- _DATA EXTRACT_
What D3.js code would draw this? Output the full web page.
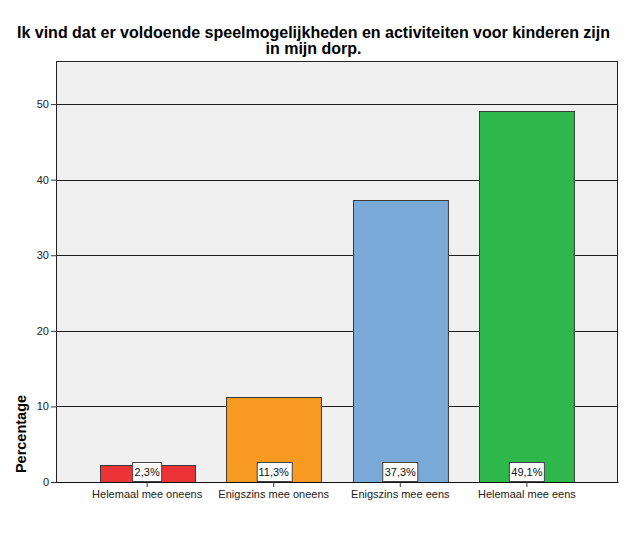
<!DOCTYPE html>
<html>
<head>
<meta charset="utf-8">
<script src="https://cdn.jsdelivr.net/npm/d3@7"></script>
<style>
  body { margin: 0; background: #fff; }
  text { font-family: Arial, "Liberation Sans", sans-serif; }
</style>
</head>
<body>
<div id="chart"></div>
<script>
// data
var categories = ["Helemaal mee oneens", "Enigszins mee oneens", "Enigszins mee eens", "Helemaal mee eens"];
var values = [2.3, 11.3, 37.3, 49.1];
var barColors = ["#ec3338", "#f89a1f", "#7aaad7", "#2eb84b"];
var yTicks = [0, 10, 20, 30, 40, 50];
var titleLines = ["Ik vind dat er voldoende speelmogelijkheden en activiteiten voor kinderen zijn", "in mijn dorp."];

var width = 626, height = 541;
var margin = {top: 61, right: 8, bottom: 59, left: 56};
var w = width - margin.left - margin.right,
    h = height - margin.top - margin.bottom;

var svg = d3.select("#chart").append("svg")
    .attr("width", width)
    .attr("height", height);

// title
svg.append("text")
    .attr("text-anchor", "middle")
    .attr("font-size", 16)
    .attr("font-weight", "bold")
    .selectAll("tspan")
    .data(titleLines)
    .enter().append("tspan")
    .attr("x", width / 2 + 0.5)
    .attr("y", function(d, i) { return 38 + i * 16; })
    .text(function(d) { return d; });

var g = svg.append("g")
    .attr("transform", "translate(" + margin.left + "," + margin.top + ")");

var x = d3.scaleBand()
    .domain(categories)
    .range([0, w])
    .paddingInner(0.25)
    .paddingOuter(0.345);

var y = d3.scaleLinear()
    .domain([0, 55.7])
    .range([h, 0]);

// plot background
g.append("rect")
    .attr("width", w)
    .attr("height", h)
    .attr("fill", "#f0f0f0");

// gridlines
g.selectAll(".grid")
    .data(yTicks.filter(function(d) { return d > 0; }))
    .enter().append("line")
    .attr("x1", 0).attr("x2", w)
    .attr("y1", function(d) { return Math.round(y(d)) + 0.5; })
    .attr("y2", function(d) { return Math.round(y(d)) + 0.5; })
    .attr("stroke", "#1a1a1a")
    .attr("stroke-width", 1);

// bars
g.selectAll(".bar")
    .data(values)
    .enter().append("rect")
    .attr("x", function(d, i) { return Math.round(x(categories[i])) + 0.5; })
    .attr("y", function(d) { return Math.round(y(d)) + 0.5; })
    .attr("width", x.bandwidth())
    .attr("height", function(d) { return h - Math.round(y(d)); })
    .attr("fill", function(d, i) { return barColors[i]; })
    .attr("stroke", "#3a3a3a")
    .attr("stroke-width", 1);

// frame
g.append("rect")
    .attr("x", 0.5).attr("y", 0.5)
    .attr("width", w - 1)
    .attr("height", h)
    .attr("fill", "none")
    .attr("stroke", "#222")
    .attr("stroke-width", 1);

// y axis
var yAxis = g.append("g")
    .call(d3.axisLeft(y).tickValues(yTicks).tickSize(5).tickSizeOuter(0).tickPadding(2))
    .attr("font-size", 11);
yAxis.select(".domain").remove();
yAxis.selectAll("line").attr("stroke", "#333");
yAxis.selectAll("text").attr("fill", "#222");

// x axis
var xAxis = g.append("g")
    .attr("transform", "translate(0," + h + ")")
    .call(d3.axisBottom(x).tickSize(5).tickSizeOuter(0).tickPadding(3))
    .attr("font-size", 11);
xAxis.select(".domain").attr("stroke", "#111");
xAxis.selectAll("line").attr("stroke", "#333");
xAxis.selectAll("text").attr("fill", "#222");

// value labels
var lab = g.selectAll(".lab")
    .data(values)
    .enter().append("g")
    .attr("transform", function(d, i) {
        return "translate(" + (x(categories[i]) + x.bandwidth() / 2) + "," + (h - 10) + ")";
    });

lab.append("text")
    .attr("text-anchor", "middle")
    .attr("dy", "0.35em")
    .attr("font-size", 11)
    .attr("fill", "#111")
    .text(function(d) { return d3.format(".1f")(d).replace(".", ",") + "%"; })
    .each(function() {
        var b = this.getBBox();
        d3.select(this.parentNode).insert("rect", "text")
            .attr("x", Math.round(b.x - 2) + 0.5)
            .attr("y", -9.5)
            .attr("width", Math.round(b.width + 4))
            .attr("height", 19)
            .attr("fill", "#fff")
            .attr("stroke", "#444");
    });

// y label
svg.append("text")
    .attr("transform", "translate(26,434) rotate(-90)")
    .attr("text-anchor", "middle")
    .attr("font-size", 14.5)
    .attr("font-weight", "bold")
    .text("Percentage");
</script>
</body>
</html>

- _WRITTEN REQUEST_
Print the whole listing above once more, word for word, without its pictures.

- _SOLVED PROBLEM_
What D3.js code would draw this? Output the full web page.
<!DOCTYPE html>
<html>
<head>
<meta charset="utf-8">
<script src="https://cdn.jsdelivr.net/npm/d3@7"></script>
<style>
  body { margin: 0; background: #fff; }
  text { font-family: Arial, "Liberation Sans", sans-serif; }
</style>
</head>
<body>
<div id="chart"></div>
<script>
// data
var categories = ["Helemaal mee oneens", "Enigszins mee oneens", "Enigszins mee eens", "Helemaal mee eens"];
var values = [2.3, 11.3, 37.3, 49.1];
var barColors = ["#ec3338", "#f89a1f", "#7aaad7", "#2eb84b"];
var yTicks = [0, 10, 20, 30, 40, 50];
var titleLines = ["Ik vind dat er voldoende speelmogelijkheden en activiteiten voor kinderen zijn", "in mijn dorp."];

var width = 626, height = 541;
var margin = {top: 61, right: 8, bottom: 59, left: 56};
var w = width - margin.left - margin.right,
    h = height - margin.top - margin.bottom;

var svg = d3.select("#chart").append("svg")
    .attr("width", width)
    .attr("height", height);

// title
svg.append("text")
    .attr("text-anchor", "middle")
    .attr("font-size", 16)
    .attr("font-weight", "bold")
    .selectAll("tspan")
    .data(titleLines)
    .enter().append("tspan")
    .attr("x", width / 2 + 0.5)
    .attr("y", function(d, i) { return 38 + i * 16; })
    .text(function(d) { return d; });

var g = svg.append("g")
    .attr("transform", "translate(" + margin.left + "," + margin.top + ")");

var x = d3.scaleBand()
    .domain(categories)
    .range([0, w])
    .paddingInner(0.25)
    .paddingOuter(0.345);

var y = d3.scaleLinear()
    .domain([0, 55.7])
    .range([h, 0]);

// plot background
g.append("rect")
    .attr("width", w)
    .attr("height", h)
    .attr("fill", "#f0f0f0");

// gridlines
g.selectAll(".grid")
    .data(yTicks.filter(function(d) { return d > 0; }))
    .enter().append("line")
    .attr("x1", 0).attr("x2", w)
    .attr("y1", function(d) { return Math.round(y(d)) + 0.5; })
    .attr("y2", function(d) { return Math.round(y(d)) + 0.5; })
    .attr("stroke", "#1a1a1a")
    .attr("stroke-width", 1);

// bars
g.selectAll(".bar")
    .data(values)
    .enter().append("rect")
    .attr("x", function(d, i) { return Math.round(x(categories[i])) + 0.5; })
    .attr("y", function(d) { return Math.round(y(d)) + 0.5; })
    .attr("width", x.bandwidth())
    .attr("height", function(d) { return h - Math.round(y(d)); })
    .attr("fill", function(d, i) { return barColors[i]; })
    .attr("stroke", "#3a3a3a")
    .attr("stroke-width", 1);

// frame
g.append("rect")
    .attr("x", 0.5).attr("y", 0.5)
    .attr("width", w - 1)
    .attr("height", h)
    .attr("fill", "none")
    .attr("stroke", "#222")
    .attr("stroke-width", 1);

// y axis
var yAxis = g.append("g")
    .call(d3.axisLeft(y).tickValues(yTicks).tickSize(5).tickSizeOuter(0).tickPadding(2))
    .attr("font-size", 11);
yAxis.select(".domain").remove();
yAxis.selectAll("line").attr("stroke", "#333");
yAxis.selectAll("text").attr("fill", "#222");

// x axis
var xAxis = g.append("g")
    .attr("transform", "translate(0," + h + ")")
    .call(d3.axisBottom(x).tickSize(5).tickSizeOuter(0).tickPadding(3))
    .attr("font-size", 11);
xAxis.select(".domain").attr("stroke", "#111");
xAxis.selectAll("line").attr("stroke", "#333");
xAxis.selectAll("text").attr("fill", "#222");

// value labels
var lab = g.selectAll(".lab")
    .data(values)
    .enter().append("g")
    .attr("transform", function(d, i) {
        return "translate(" + (x(categories[i]) + x.bandwidth() / 2) + "," + (h - 10) + ")";
    });

lab.append("text")
    .attr("text-anchor", "middle")
    .attr("dy", "0.35em")
    .attr("font-size", 11)
    .attr("fill", "#111")
    .text(function(d) { return d3.format(".1f")(d).replace(".", ",") + "%"; })
    .each(function() {
        var b = this.getBBox();
        d3.select(this.parentNode).insert("rect", "text")
            .attr("x", Math.round(b.x - 2) + 0.5)
            .attr("y", -9.5)
            .attr("width", Math.round(b.width + 4))
            .attr("height", 19)
            .attr("fill", "#fff")
            .attr("stroke", "#444");
    });

// y label
svg.append("text")
    .attr("transform", "translate(26,434) rotate(-90)")
    .attr("text-anchor", "middle")
    .attr("font-size", 14.5)
    .attr("font-weight", "bold")
    .text("Percentage");
</script>
</body>
</html>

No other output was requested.